When she died – and she was the saint in the family, the kindest, most thoughtful, caring woman I have ever known – a part of him died with her, a large part, and he never recovered which is what led to his drunken choking on a piece of steak in a fine restaurant and being left to die like a dog in a men’s room. This big hero of a man who never finished high school but ended up president of the Philadelphia Businessmen’s Society, this man who adored his little girl even though I wore glasses and thought of myself as gawky and ugly and no one much cared that I was smart, except for my teachers and my father who believed in me without reservation and spoke to me like an adult.

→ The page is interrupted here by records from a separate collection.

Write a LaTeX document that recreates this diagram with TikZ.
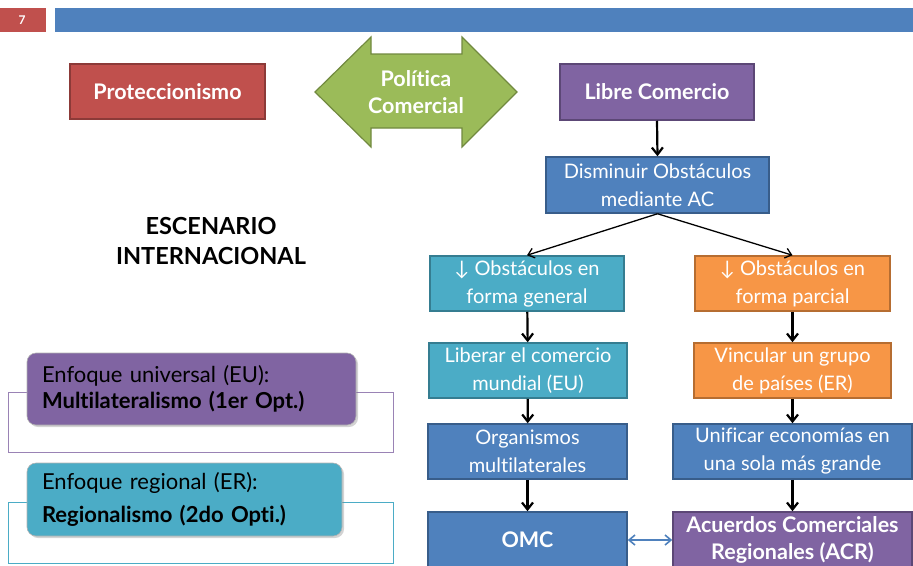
\documentclass[tikz,border=0pt]{standalone}
\usepackage{fontspec}
\setmainfont{Lato}[Ligatures={NoCommon}]
\usetikzlibrary{arrows.meta,shadows}
\definecolor{cred}{HTML}{C0504D}\definecolor{credd}{HTML}{8C3A38}
\definecolor{cgreen}{HTML}{9BBB59}\definecolor{cgreend}{HTML}{71893F}
\definecolor{cpurp}{HTML}{8064A2}\definecolor{cpurpd}{HTML}{5C4776}
\definecolor{cblue}{HTML}{4F81BD}\definecolor{cblued}{HTML}{385D8A}
\definecolor{ccyan}{HTML}{4BACC6}\definecolor{ccyand}{HTML}{357D91}
\definecolor{corange}{HTML}{F79646}\definecolor{coranged}{HTML}{B66D31}
\begin{document}
\begin{tikzpicture}[x=1pt,y=-1pt,
  flowbox/.style={draw, line width=1.5pt, text=white, align=center, inner sep=0pt,
     font=\fontsize{20}{28}\selectfont},
  titlebox/.style={draw, line width=1.5pt, text=white, align=center, inner sep=0pt,
     font=\fontsize{21.5}{27}\selectfont\bfseries},
  vflow/.style={line width=2.2pt, -{Straight Barb[length=7pt,width=11pt]}},
  dflow/.style={line width=1.3pt, -{Straight Barb[length=6pt,width=10pt]}},
  leftbox/.style={rounded corners=9pt, draw=white!70!black, line width=0.6pt, drop shadow={shadow xshift=2pt,shadow yshift=-2pt,opacity=0.35},
     align=left, inner sep=0pt, font=\fontsize{22}{27}\selectfont}
]
\useasboundingbox (0,0) rectangle (913,565);
% header
\node[fill=cred, minimum width=48pt, minimum height=24pt, inner sep=0pt, text=white,
      font=\fontsize{12}{14}\selectfont\bfseries] (num) at (22,20) {7};
\node[fill=cblue, minimum width=858pt, minimum height=24pt, inner sep=0pt] (bar) at (484,20) {};
% top row
\node[titlebox, fill=cred, draw=credd, minimum width=195pt, minimum height=55pt] (prot) at (167.5,91.5) {Proteccionismo};
\draw[fill=cgreen, draw=cgreend, line width=1.2pt] (315,92) -- (371,37) -- (371,54) -- (462,54) -- (462,37) -- (517,92) -- (462,147) -- (462,128) -- (371,128) -- (371,147) -- cycle;
\node[text=white, align=center, font=\fontsize{21.5}{27}\selectfont\bfseries] (pol) at (416,92) {Política\\Comercial};
\node[titlebox, fill=cpurp, draw=cpurpd, minimum width=194pt, minimum height=56pt] (libre) at (657,92) {Libre Comercio};
% flow
\node[flowbox, fill=cblue, draw=cblued, minimum width=223pt, minimum height=56pt] (dism) at (657.5,185) {Disminuir Obstáculos\\mediante AC};
\node[flowbox, fill=ccyan, draw=ccyand, minimum width=194pt, minimum height=55pt] (gen) at (527,283.5) {↓ Obstáculos en\\forma general};
\node[flowbox, fill=corange, draw=coranged, minimum width=195pt, minimum height=55pt] (par) at (792.5,283.5) {↓ Obstáculos en\\forma parcial};
\node[flowbox, fill=ccyan, draw=ccyand, minimum width=198pt, minimum height=55pt] (lib) at (528,370.5) {Liberar el comercio\\mundial (EU)};
\node[flowbox, fill=corange, draw=coranged, minimum width=197pt, minimum height=55pt] (vin) at (792.5,370.5) {Vincular un grupo\\de países (ER)};
\node[flowbox, fill=cblue, draw=cblued, minimum width=199pt, minimum height=55pt] (org) at (527.5,451.5) {Organismos\\multilaterales};
\node[flowbox, fill=cblue, draw=cblued, minimum width=239pt, minimum height=55pt] (uni) at (792.5,451.5) {Unificar economías en\\una sola más grande};
\node[titlebox, fill=cblue, draw=cblued, minimum width=199pt, minimum height=56pt] (omc) at (527.5,540) {OMC};
\node[titlebox, fill=cpurp, draw=cpurpd, minimum width=239pt, minimum height=56pt] (acr) at (792.5,540) {Acuerdos Comerciales\\Regionales (ACR)};
% connectors
\draw[vflow] (libre.south) -- (dism.north);
\draw[dflow] (dism.south) -- (gen.north);
\draw[dflow] (dism.south) -- (par.north);
\draw[vflow] (gen) -- (lib);
\draw[vflow] (par) -- (vin);
\draw[vflow] (lib) -- (org);
\draw[vflow] (vin) -- (uni);
\draw[vflow] (org) -- (omc);
\draw[vflow] (uni) -- (acr);
\draw[cblue, line width=1.6pt, {Straight Barb[length=6pt,width=10pt]}-{Straight Barb[length=6pt,width=10pt]}] (omc.east) -- (acr.west);
% left side
\node[align=center, font=\fontsize{23.5}{30}\selectfont\bfseries] (esc) at (211,241) {ESCENARIO\\INTERNACIONAL};
\draw[cpurp!80, line width=0.8pt] (8,392) rectangle (393,452);
\draw[ccyan, line width=0.8pt] (8,502) rectangle (393,563);
\node[leftbox, fill=cpurp, text width=299pt, minimum width=329pt, minimum height=72pt] (eu) at (191.5,389)
  {Enfoque universal (EU):\\[-1pt]\textbf{Multilateralismo (1er Opt.)}};
\node[leftbox, fill=ccyan, text width=285pt, minimum width=315pt, minimum height=73pt] (er) at (184.5,499.5)
  {Enfoque regional (ER):\\[6pt]\textbf{Regionalismo (2do Opti.)}};
\end{tikzpicture}
\end{document}
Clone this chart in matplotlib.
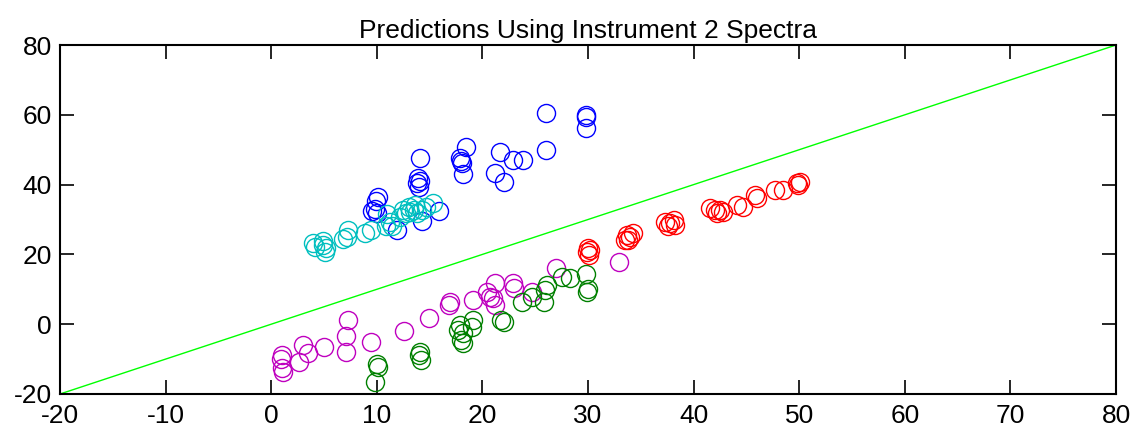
import matplotlib.pyplot as plt
import matplotlib as mpl

# --- Data -------------------------------------------------------

blue_x = [26.0, 29.8, 29.8, 29.8, 26.0, 18.4, 21.7, 22.9, 23.8, 21.2, 22.0,
          17.9, 18.0, 18.1, 18.2, 14.1, 13.9, 14.1, 14.0, 13.8, 10.1, 9.9,
          9.8, 10.05, 9.5, 11.9, 14.3, 15.9]
blue_y = [60.6, 60.0, 59.3, 56.3, 50.0, 50.8, 49.3, 47.0, 47.0, 43.2, 40.8,
          47.7, 46.8, 46.3, 42.9, 47.7, 42.0, 41.0, 39.2, 40.4, 36.5, 35.4,
          32.9, 32.0, 32.5, 27.0, 29.5, 32.4]

cyan_x = [4.0, 4.15, 4.9, 4.9, 5.1, 5.2, 6.8, 7.15, 7.3, 8.9, 9.4, 10.9,
          11.25, 11.4, 11.0, 12.2, 12.5, 12.8, 13.0, 13.1, 13.5, 13.6, 13.8,
          14.25, 14.7, 15.35]
cyan_y = [23.2, 22.2, 23.8, 22.7, 20.8, 21.7, 24.3, 25.1, 27.0, 26.0, 27.0,
          28.0, 29.4, 28.0, 31.5, 30.8, 32.7, 31.8, 33.7, 32.2, 32.7, 34.2,
          31.8, 32.7, 33.7, 34.6]

magenta_x = [1.0, 0.9, 1.0, 1.1, 2.6, 3.0, 3.5, 5.0, 7.3, 7.1, 7.1, 9.4,
             12.6, 14.9, 16.8, 16.9, 19.1, 20.4, 21.2, 21.0, 21.2, 20.7,
             22.9, 23.0, 24.7, 27.0, 32.9]
magenta_y = [-8.8, -10.1, -12.6, -13.6, -10.7, -6.0, -8.3, -6.4, 1.2, -3.4,
             -7.9, -5.0, -2.0, 1.9, 5.5, 6.4, 6.9, 9.3, 11.7, 7.4, 5.5, 7.9,
             11.7, 10.3, 9.3, 16.0, 17.9]

green_x = [10.1, 10.0, 9.8, 14.1, 14.0, 14.2, 17.9, 18.2, 18.0, 18.2, 19.0,
           19.1, 17.7, 21.8, 22.0, 23.7, 24.7, 25.8, 25.9, 26.1, 27.5, 28.3,
           29.8, 30.0, 29.9]
green_y = [-12.2, -11.5, -16.5, -7.9, -8.8, -10.3, -0.2, -2.6, -4.5, -5.5,
           -0.7, 1.2, -1.7, 1.2, 0.7, 6.4, 7.9, 6.4, 9.8, 11.2, 13.6, 13.2,
           14.4, 10.0, 9.3]

red_x = [30.0, 30.2, 30.1, 29.9, 33.7, 34.0, 33.5, 34.3, 33.8, 37.3, 37.8,
         38.1, 37.6, 38.2, 41.55, 42.0, 42.5, 42.8, 42.2, 44.1, 44.7, 45.8,
         46.0, 47.7, 48.5, 49.8, 50.1, 49.9]
red_y = [21.7, 21.3, 19.8, 20.8, 25.6, 25.1, 24.1, 26.1, 24.1, 29.4, 28.9,
         29.9, 28.0, 28.4, 33.2, 32.7, 32.7, 32.2, 31.8, 34.2, 33.7, 37.0,
         36.1, 38.5, 38.5, 40.4, 40.8, 39.9]

lims = [-20, 80]

# --- Style ------------------------------------------------------

mpl.rcParams["font.family"] = ["Liberation Sans", "DejaVu Sans"]
mpl.rcParams["axes.unicode_minus"] = False

fig = plt.figure(figsize=(11.35, 4.32), dpi=100)
ax = fig.add_axes([0.0529, 0.088, 0.9304, 0.8078])

# 1:1 reference line
ax.plot(lims, lims, color="#00ff00", linewidth=1)

groups = [
    (blue_x, blue_y, "#0000ff"),
    (cyan_x, cyan_y, "#00bfbf"),
    (magenta_x, magenta_y, "#bf00bf"),
    (green_x, green_y, "#008000"),
    (red_x, red_y, "#ff0000"),
]
for xs, ys, c in groups:
    ax.plot(xs, ys, "o", markerfacecolor="none", markeredgecolor=c,
            markersize=13, markeredgewidth=1.0)

ax.set_xlim(lims)
ax.set_ylim(lims)
ax.set_xticks(range(-20, 81, 10))
ax.set_yticks(range(-20, 81, 20))

ax.tick_params(direction="in", length=10, width=1.2, labelsize=19,
               top=True, right=True)
ax.tick_params(axis="x", pad=7)
ax.tick_params(axis="y", pad=6)
for spine in ax.spines.values():
    spine.set_linewidth(1.5)

ax.set_title("Predictions Using Instrument 2 Spectra", fontsize=19, pad=5)

fig.savefig("out.png", dpi=100)
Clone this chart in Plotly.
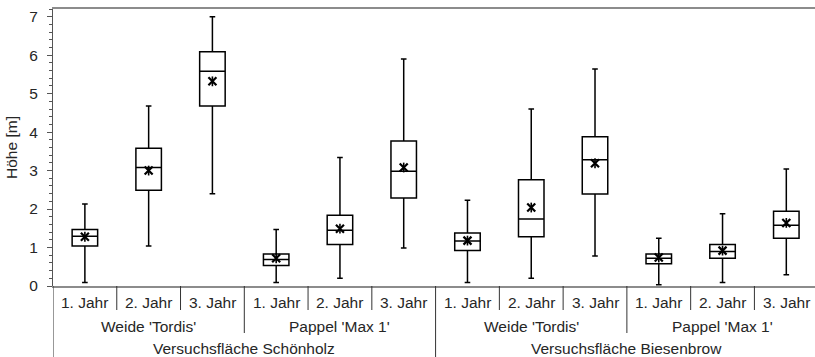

Loving a parent is the first lesson in unconditional love. Whatever your situation at home is this holiday season, please, please hold someone close, share a meal with someone you need to forgive, take food to a family in need. Make it count. You never know when the phone might ring and even if you can’t remember who was on the other end, you will never forget the split second when you got the chilling news that there would be a hole in your life that could never be filled, an emptiness without cure.

Make this holiday count, please.

BLAME IT ON THE BANKS

SINCE one thing we don’t love unconditionally - and these days don’t love even with conditions - are banks, we take twisted pleasure in sharing a report by Tim Quinson that appeared in Bloomberg Green’s Good Business column this week.

Quinson cites a study by the Sierra Club and the Centre for American Progress that found eight of the biggest US banks and ten of the country’s largest asset managers finance about two billion tons of carbon dioxide emissions based on their year-end disclosures for 2020. That’s about one percent less than what Russia produced. Those emissions, Quinson said, equal what 432 million passenger vehicles driven for one year would produce. Or as the writer put it: “If the financial services industry was a country, it would rank as the world’s fifth largest emitter of greenhouse gases.”

Just one more reason not to love banks along with long lines, poor customer service and the ever-widening gap between interest rates earned and paid. But the real fear among those who study financing trends worldwide and look into what those trends mean for the future is that on the current path, the funding of industries and manufactured goods and supplies dependent upon fossil fuels will fuel such climate disaster that recovery, when possible, will be so costly that at some point it will slow the economy and lead to the worst recession in history.

Meantime, the cost of lithium ion derived from nickel has risen more than 200 percent in a year as the demand for batteries and growth in the electric vehicle industry continues to climb.